__REQUIREMENTS__.
Give a verbatim copy of the lines below, minus the pictures.

# START OF GIVEN DATA

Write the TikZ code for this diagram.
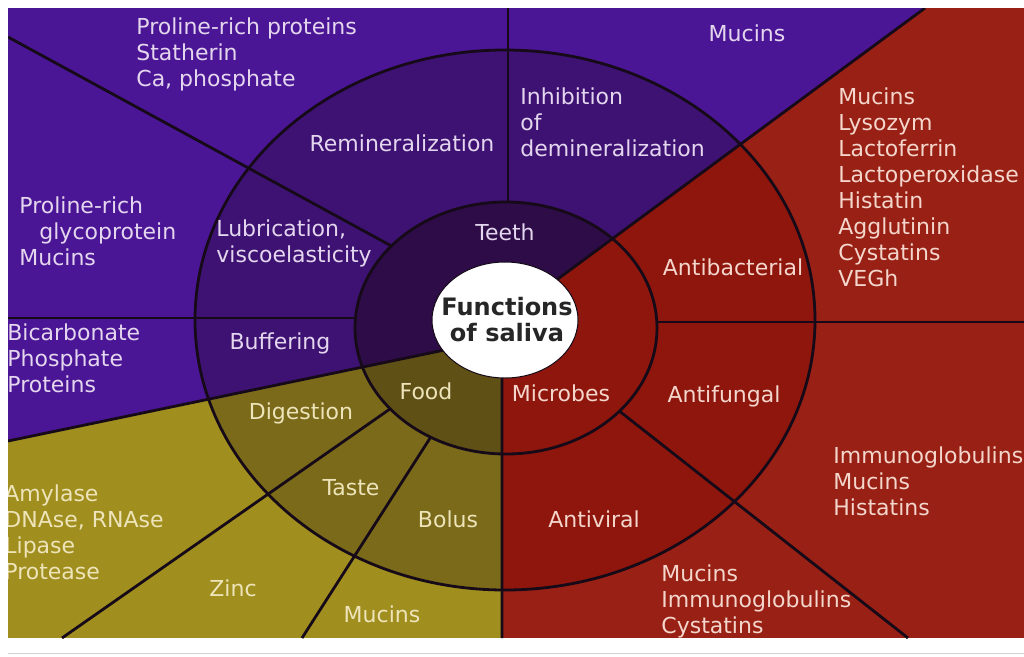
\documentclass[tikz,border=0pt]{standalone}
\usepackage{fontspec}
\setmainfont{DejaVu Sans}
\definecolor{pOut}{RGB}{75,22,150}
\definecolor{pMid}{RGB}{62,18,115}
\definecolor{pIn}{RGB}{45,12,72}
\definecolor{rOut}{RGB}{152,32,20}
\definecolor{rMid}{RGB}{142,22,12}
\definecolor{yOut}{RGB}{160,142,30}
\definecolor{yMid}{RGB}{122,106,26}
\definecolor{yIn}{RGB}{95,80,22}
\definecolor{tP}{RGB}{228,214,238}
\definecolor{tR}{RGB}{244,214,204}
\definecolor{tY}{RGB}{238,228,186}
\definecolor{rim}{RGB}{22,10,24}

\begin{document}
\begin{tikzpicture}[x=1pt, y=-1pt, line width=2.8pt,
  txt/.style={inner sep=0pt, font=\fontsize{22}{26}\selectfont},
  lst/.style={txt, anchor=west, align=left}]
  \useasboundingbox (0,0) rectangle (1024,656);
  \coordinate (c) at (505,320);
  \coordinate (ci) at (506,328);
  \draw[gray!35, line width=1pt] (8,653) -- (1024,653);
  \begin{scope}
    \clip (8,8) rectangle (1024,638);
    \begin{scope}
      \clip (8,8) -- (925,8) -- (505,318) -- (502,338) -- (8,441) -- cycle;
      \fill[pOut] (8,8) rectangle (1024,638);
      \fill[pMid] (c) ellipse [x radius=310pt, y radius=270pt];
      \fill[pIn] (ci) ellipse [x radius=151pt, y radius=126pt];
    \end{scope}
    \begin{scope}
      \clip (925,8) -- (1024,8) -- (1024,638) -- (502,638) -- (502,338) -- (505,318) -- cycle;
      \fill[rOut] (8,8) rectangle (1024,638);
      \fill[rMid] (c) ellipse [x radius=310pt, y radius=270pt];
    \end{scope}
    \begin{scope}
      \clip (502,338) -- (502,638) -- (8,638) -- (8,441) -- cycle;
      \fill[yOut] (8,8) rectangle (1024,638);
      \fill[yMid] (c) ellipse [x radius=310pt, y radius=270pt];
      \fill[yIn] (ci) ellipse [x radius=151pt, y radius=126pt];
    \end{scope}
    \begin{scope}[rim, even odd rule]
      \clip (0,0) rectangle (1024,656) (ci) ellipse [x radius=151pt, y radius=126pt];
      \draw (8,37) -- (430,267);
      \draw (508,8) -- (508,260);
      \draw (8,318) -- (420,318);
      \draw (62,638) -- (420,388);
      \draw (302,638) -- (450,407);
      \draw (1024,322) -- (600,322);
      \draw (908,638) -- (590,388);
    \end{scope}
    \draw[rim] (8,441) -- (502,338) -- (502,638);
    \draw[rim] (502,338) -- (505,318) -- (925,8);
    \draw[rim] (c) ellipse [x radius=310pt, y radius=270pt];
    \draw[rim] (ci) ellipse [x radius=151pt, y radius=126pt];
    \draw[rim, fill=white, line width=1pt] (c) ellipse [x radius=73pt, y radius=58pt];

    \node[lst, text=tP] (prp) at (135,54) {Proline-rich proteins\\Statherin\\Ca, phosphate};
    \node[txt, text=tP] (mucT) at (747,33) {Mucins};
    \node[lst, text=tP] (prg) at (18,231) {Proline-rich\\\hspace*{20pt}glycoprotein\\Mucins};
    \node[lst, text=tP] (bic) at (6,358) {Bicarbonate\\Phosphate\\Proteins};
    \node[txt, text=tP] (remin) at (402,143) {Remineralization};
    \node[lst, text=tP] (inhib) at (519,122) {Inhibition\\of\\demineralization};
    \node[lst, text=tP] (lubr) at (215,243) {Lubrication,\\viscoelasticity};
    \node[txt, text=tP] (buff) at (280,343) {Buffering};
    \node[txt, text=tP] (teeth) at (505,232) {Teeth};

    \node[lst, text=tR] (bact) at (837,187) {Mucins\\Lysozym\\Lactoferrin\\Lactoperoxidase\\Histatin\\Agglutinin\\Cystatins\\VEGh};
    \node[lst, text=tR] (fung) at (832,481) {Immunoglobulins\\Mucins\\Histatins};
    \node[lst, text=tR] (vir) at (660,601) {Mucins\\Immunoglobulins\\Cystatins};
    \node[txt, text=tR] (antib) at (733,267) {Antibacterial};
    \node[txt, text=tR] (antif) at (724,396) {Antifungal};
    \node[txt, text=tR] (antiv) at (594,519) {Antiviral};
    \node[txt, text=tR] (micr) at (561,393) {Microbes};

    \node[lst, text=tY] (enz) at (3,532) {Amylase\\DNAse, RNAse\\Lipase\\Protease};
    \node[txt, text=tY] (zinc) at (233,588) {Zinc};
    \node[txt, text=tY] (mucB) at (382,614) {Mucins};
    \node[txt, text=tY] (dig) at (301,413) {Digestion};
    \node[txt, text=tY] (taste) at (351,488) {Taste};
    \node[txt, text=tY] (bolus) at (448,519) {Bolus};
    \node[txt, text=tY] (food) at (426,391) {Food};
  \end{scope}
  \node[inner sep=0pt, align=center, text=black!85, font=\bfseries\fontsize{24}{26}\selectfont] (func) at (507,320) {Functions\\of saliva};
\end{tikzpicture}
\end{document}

# END OF GIVEN DATA

__FINAL RESULT__.
Write the TikZ code for this diagram.
\documentclass[tikz,border=0pt]{standalone}
\usepackage{fontspec}
\setmainfont{DejaVu Sans}
\definecolor{pOut}{RGB}{75,22,150}
\definecolor{pMid}{RGB}{62,18,115}
\definecolor{pIn}{RGB}{45,12,72}
\definecolor{rOut}{RGB}{152,32,20}
\definecolor{rMid}{RGB}{142,22,12}
\definecolor{yOut}{RGB}{160,142,30}
\definecolor{yMid}{RGB}{122,106,26}
\definecolor{yIn}{RGB}{95,80,22}
\definecolor{tP}{RGB}{228,214,238}
\definecolor{tR}{RGB}{244,214,204}
\definecolor{tY}{RGB}{238,228,186}
\definecolor{rim}{RGB}{22,10,24}

\begin{document}
\begin{tikzpicture}[x=1pt, y=-1pt, line width=2.8pt,
  txt/.style={inner sep=0pt, font=\fontsize{22}{26}\selectfont},
  lst/.style={txt, anchor=west, align=left}]
  \useasboundingbox (0,0) rectangle (1024,656);
  \coordinate (c) at (505,320);
  \coordinate (ci) at (506,328);
  \draw[gray!35, line width=1pt] (8,653) -- (1024,653);
  \begin{scope}
    \clip (8,8) rectangle (1024,638);
    \begin{scope}
      \clip (8,8) -- (925,8) -- (505,318) -- (502,338) -- (8,441) -- cycle;
      \fill[pOut] (8,8) rectangle (1024,638);
      \fill[pMid] (c) ellipse [x radius=310pt, y radius=270pt];
      \fill[pIn] (ci) ellipse [x radius=151pt, y radius=126pt];
    \end{scope}
    \begin{scope}
      \clip (925,8) -- (1024,8) -- (1024,638) -- (502,638) -- (502,338) -- (505,318) -- cycle;
      \fill[rOut] (8,8) rectangle (1024,638);
      \fill[rMid] (c) ellipse [x radius=310pt, y radius=270pt];
    \end{scope}
    \begin{scope}
      \clip (502,338) -- (502,638) -- (8,638) -- (8,441) -- cycle;
      \fill[yOut] (8,8) rectangle (1024,638);
      \fill[yMid] (c) ellipse [x radius=310pt, y radius=270pt];
      \fill[yIn] (ci) ellipse [x radius=151pt, y radius=126pt];
    \end{scope}
    \begin{scope}[rim, even odd rule]
      \clip (0,0) rectangle (1024,656) (ci) ellipse [x radius=151pt, y radius=126pt];
      \draw (8,37) -- (430,267);
      \draw (508,8) -- (508,260);
      \draw (8,318) -- (420,318);
      \draw (62,638) -- (420,388);
      \draw (302,638) -- (450,407);
      \draw (1024,322) -- (600,322);
      \draw (908,638) -- (590,388);
    \end{scope}
    \draw[rim] (8,441) -- (502,338) -- (502,638);
    \draw[rim] (502,338) -- (505,318) -- (925,8);
    \draw[rim] (c) ellipse [x radius=310pt, y radius=270pt];
    \draw[rim] (ci) ellipse [x radius=151pt, y radius=126pt];
    \draw[rim, fill=white, line width=1pt] (c) ellipse [x radius=73pt, y radius=58pt];

    \node[lst, text=tP] (prp) at (135,54) {Proline-rich proteins\\Statherin\\Ca, phosphate};
    \node[txt, text=tP] (mucT) at (747,33) {Mucins};
    \node[lst, text=tP] (prg) at (18,231) {Proline-rich\\\hspace*{20pt}glycoprotein\\Mucins};
    \node[lst, text=tP] (bic) at (6,358) {Bicarbonate\\Phosphate\\Proteins};
    \node[txt, text=tP] (remin) at (402,143) {Remineralization};
    \node[lst, text=tP] (inhib) at (519,122) {Inhibition\\of\\demineralization};
    \node[lst, text=tP] (lubr) at (215,243) {Lubrication,\\viscoelasticity};
    \node[txt, text=tP] (buff) at (280,343) {Buffering};
    \node[txt, text=tP] (teeth) at (505,232) {Teeth};

    \node[lst, text=tR] (bact) at (837,187) {Mucins\\Lysozym\\Lactoferrin\\Lactoperoxidase\\Histatin\\Agglutinin\\Cystatins\\VEGh};
    \node[lst, text=tR] (fung) at (832,481) {Immunoglobulins\\Mucins\\Histatins};
    \node[lst, text=tR] (vir) at (660,601) {Mucins\\Immunoglobulins\\Cystatins};
    \node[txt, text=tR] (antib) at (733,267) {Antibacterial};
    \node[txt, text=tR] (antif) at (724,396) {Antifungal};
    \node[txt, text=tR] (antiv) at (594,519) {Antiviral};
    \node[txt, text=tR] (micr) at (561,393) {Microbes};

    \node[lst, text=tY] (enz) at (3,532) {Amylase\\DNAse, RNAse\\Lipase\\Protease};
    \node[txt, text=tY] (zinc) at (233,588) {Zinc};
    \node[txt, text=tY] (mucB) at (382,614) {Mucins};
    \node[txt, text=tY] (dig) at (301,413) {Digestion};
    \node[txt, text=tY] (taste) at (351,488) {Taste};
    \node[txt, text=tY] (bolus) at (448,519) {Bolus};
    \node[txt, text=tY] (food) at (426,391) {Food};
  \end{scope}
  \node[inner sep=0pt, align=center, text=black!85, font=\bfseries\fontsize{24}{26}\selectfont] (func) at (507,320) {Functions\\of saliva};
\end{tikzpicture}
\end{document}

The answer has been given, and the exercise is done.